In preghiera davanti alla bara di Benedetto XVI |
Tende a decollare con molta rapidità il dibattito sul dopo Benedetto XVI o, meglio, sul dopo esequie del Papa emerito, un evento che promette di accendere nel mondo degli osservatori un confronto serrato ma senz’altro laicizzante, per non dire riduttivo. Quanto meno poco appropriato alla materia di cui si discute. Vale a dire la Chiesa cattolica, il suo presente e il suo domani. Senza escludere per questo eventi e figure legati al passato.
Il criterio di “rappresentanza” attribuito al Papa, chiunque sia, è capace di ridurre la Chiesa come comunità di fedeli ad una sorta di istituzione da governare al meglio, magari facendo prevalere le diverse anime (rifuggo dal considerarle gruppi di pensiero o, peggio, correnti) in un senso prettamente ideologico se non politico.
Marianna Aprile, nel corso di una trasmissione de la 7, parla dell’aspetto “politico” del giorno dei funerali di Benedetto, sottolineando quelle caratteristiche che avrebbero incluso delle componenti ed escluso delle altre proprio secondo una visione della prevalenza di non so quale maggioranza rispetto a non so quale minoranza o, peggio, opposizione.

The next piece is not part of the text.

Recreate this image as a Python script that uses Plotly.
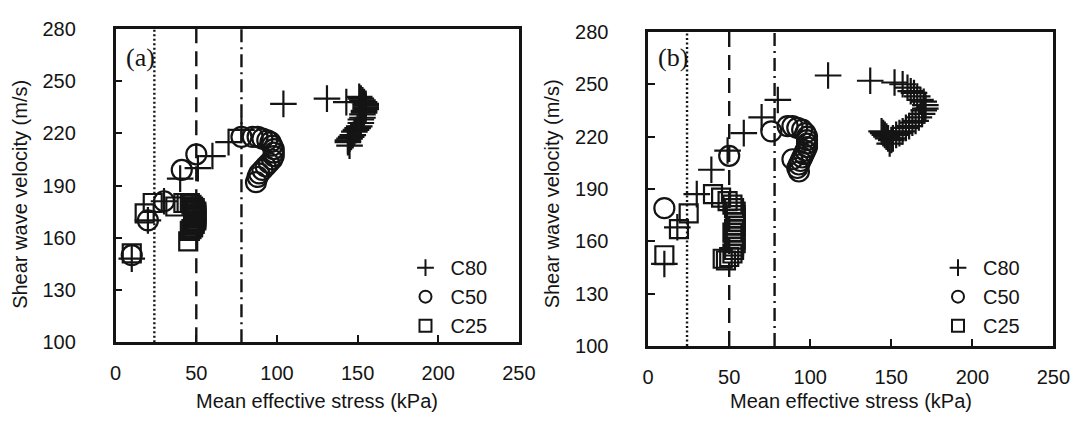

Il magistero della Chiesa tutta e, di conseguenza, di chi rappresenta il massimo dell’autorevolezza al suo interno, consiste nella predicazione del Vangelo e della carità cristiana. Si la carità di cui parla spesso Francesco, ma di cui si parla molto poco in giro per una non meglio identificata capacità di seguire i tempi.
Non possono esserci, quindi, argomenti divisivi o inclusivi. Come non può esserci un “governo” della Chiesa così come si tende a disegnarlo con un laicismo degradante, quasi un materialismo infiltrato tra i banchi delle parrocchie.
I temi che oggi vanno facendosi largo non sono certamente gli stessi che Padre Pio (uno dei giganti della Chiesa) ha utilizzato nella sua predicazione, intrisa di umiltà e amore per il prossimo, anzitutto con il suo esempio fulminante: la capacità di ubbidire, di non reagire davanti ai suoi persecutori non è forse autentica interpretazione del Vangelo? Del messaggio della croce? Quella croce di cui San Pio portava impressi i segni sul suo corpo.
Tempi lontani, potrebbe obiettare qualcuno, quelli dell’umile Frate di Pietrelcina. Tempi estranei ad una modernizzazione a tutti i costi anche del linguaggio e delle categorie di analisi, direi. Da duemila anni ad oggi il Cristianesimo non ha bisogno di aggiornamenti, di adeguamenti di sorta. Guai se così non fosse: la cristianità sarebbe un movimento di opinione pronto a dimenticare l’insegnamento di Gesù.